Most impressive, however, is the episode’s deft handling of Thomas Edison.  Though the narrative does include the apocryphal story that Edison cheated Tesla out of $50,000, the episode is careful to not assassinate his character.  Certainly, Edison did some disreputable things in real life – – he electrocuted an elephant in an effort to vilify Tesla’s alternating electrical current system as dangerous – – however, the episode frames Edison’s actions in context, separating his actions from his character in a nuanced manner not afforded to, say, James Blake in “Rosa.”  Where Blake was portrayed as one-dimensionally racist and counter to factual history, Edison demonstrates compassion for his murdered employees; intelligence as he realizes the Doctor’s plan to combine ammonium nitrate, zinc, and “green stuff” to produce a wall of fire; and ingenuity as he uses his famed disdain of Tesla to clear the streets of bystanders before the Skithra armada arrives.  Allowing Edison to retain some semblance of humanity allows the episode to present, without condemnation, the two inventors’ contrasting viewpoints on discovery and its relation to industry:

Tesla:  “At least I have ideas!  You have filled a factory with men to do your thinking for you.  Half of your inventions were thought up by other people.”

Edison:  “Anyone can have ideas.  I make them happen.  All those men, all those inventions, I turn them from a sketch into real things people can buy.  That’s how you change the world.”

The idea that the Thassa, an ancient alien race of “storytellers, inventors, and explorers,” would send their collective knowledge out into the cosmos, thus insuring their legacy, is both a subtle commentary on the ideaological differences in Tesla and Edison’s notions of fame AND a brilliant addition to WHO canon.

Really, the biggest complaint that can be leveraged against “Nikola Tesla’s Night of Terror” is that it is too easy to see the behind-the-scenes mechanics necessitated by the plot.  It is a silly coincidence that the TARDIS can’t power both its shields and the Wardenclyffe Tower at the same time, as is the idea of a hidden tunnel connecting the streets of New York City and the Wardenclyffe Tower.  (In real life, the two are 71 miles apart!)  The Skithra minion who speaks out of turn is killed only to demonstrate the deadly force of the queen’s stinger, thus raising the tension when she threatens the Doctor with it, seconds later.

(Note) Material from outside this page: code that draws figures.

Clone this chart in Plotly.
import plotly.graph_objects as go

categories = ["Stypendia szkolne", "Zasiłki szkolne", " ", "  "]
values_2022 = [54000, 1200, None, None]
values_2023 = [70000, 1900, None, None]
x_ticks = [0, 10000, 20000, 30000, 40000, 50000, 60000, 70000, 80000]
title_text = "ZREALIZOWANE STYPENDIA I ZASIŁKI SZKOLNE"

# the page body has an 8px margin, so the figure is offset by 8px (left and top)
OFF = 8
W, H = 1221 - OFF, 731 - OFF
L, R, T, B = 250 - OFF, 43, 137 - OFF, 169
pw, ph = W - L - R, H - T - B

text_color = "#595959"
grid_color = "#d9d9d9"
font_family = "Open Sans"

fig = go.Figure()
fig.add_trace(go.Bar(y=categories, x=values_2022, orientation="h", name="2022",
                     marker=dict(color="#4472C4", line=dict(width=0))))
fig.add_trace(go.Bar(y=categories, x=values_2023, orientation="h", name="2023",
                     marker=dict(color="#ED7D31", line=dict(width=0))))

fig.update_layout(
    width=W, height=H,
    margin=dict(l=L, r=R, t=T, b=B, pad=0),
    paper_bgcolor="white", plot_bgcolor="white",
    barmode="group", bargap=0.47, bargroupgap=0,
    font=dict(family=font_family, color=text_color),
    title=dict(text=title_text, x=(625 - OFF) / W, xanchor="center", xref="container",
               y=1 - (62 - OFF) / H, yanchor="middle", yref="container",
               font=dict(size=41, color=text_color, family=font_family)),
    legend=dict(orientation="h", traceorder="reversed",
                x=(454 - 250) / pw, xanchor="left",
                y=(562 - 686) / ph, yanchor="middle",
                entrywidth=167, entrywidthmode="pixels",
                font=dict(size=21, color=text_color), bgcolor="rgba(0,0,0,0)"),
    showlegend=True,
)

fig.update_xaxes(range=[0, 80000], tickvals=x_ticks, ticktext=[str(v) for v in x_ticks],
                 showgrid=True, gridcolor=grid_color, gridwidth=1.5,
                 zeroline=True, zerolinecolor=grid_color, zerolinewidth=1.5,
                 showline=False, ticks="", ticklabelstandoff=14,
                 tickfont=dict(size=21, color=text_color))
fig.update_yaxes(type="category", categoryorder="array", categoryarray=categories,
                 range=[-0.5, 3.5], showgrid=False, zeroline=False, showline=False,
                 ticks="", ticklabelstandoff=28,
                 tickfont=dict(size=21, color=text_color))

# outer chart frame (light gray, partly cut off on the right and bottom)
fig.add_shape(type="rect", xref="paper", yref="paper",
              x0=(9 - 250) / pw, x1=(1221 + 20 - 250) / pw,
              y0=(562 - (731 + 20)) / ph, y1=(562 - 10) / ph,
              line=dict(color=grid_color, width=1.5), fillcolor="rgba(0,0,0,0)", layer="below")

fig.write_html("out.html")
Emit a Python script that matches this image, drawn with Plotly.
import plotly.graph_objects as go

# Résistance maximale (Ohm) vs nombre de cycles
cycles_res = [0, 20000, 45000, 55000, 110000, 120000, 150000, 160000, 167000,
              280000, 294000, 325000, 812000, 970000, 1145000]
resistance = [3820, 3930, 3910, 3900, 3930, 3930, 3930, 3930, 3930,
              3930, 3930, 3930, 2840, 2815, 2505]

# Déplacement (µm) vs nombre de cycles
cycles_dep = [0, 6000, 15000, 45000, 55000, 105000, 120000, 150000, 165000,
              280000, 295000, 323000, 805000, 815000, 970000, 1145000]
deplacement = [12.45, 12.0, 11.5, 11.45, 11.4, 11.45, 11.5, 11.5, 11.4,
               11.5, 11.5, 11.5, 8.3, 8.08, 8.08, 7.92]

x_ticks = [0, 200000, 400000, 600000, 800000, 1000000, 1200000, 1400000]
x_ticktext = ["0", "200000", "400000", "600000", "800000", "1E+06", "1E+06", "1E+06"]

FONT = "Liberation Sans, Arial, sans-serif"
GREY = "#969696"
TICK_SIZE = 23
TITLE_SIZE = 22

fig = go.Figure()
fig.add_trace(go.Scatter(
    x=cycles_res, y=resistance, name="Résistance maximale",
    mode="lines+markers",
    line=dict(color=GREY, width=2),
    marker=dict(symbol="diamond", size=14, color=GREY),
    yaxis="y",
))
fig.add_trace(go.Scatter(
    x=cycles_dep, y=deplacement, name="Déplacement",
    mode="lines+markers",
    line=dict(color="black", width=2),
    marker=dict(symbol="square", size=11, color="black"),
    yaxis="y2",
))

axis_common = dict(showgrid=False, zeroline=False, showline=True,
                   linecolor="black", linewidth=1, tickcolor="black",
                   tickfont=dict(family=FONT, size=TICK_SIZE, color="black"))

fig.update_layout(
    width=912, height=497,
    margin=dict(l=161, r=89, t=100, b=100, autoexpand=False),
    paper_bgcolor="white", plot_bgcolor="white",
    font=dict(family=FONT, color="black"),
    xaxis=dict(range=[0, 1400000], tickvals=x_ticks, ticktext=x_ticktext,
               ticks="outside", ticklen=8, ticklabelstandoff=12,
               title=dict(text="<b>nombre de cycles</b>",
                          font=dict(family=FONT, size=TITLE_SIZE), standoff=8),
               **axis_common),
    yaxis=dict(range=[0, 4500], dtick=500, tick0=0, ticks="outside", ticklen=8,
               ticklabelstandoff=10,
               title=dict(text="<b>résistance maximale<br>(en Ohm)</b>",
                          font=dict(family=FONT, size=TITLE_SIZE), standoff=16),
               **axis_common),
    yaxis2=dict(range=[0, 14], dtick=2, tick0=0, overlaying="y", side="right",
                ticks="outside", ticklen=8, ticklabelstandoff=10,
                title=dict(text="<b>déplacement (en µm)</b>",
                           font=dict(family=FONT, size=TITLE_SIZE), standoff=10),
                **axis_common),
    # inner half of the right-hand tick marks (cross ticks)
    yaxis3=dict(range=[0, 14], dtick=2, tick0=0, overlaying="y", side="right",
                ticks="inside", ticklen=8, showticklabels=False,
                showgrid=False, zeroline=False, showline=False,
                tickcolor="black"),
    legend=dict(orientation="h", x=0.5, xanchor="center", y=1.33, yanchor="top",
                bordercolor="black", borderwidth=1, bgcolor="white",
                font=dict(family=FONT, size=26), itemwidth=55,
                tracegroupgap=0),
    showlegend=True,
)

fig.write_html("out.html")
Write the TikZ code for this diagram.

Most problematic is the episode’s initial reticence to feature the TARDIS, necessitating multiple inane plot contrivances.  Why does the Doctor not investigate the alien energy signal at Niagra Falls via the TARDIS?  Why must she rely on a “wonky” Mark III Braxian Bouncer teleporting bracelet to rescue Tesla and Yaz from the Skithra ship?  The script is determined to save Tesla’s “it’s bigger on the inside” moment until the final act, and while “the internal dimensions transcends [sic] the external” is a memorable line (despite its grammatical error), twisting the narrative logic of an episode around that opportunity is a mistake.

Random Musings

Why does this Skithra soldier need a Silurian gun when he can generate lethal bolts of red energy?
The Skithra may be the Racnoss 2.0, but actress Anjli Mohindra – – formerly of THE SARAH JANE ADVENTURES – – is fantastic as their queen, especially considering how much of her performance is obscured by prosthetics, make-up, and synthesized vocal effects.

(Time) Capsule Review

“Nikola Tesla’s Night of Terror” overcomes the tropes of Doctor Who’s typical “historical” episodes by including a great deal of historical accuracy as it celebrates the sense of discovery shared by both Tesla and the Doctor.  The welcomed development of the core cast is tied tightly to the plot.  By portraying Edison as opportunistic, but not without humanity, the episode is able to fairly contrast the two inventors’ differing opinions on how science and industry should relate.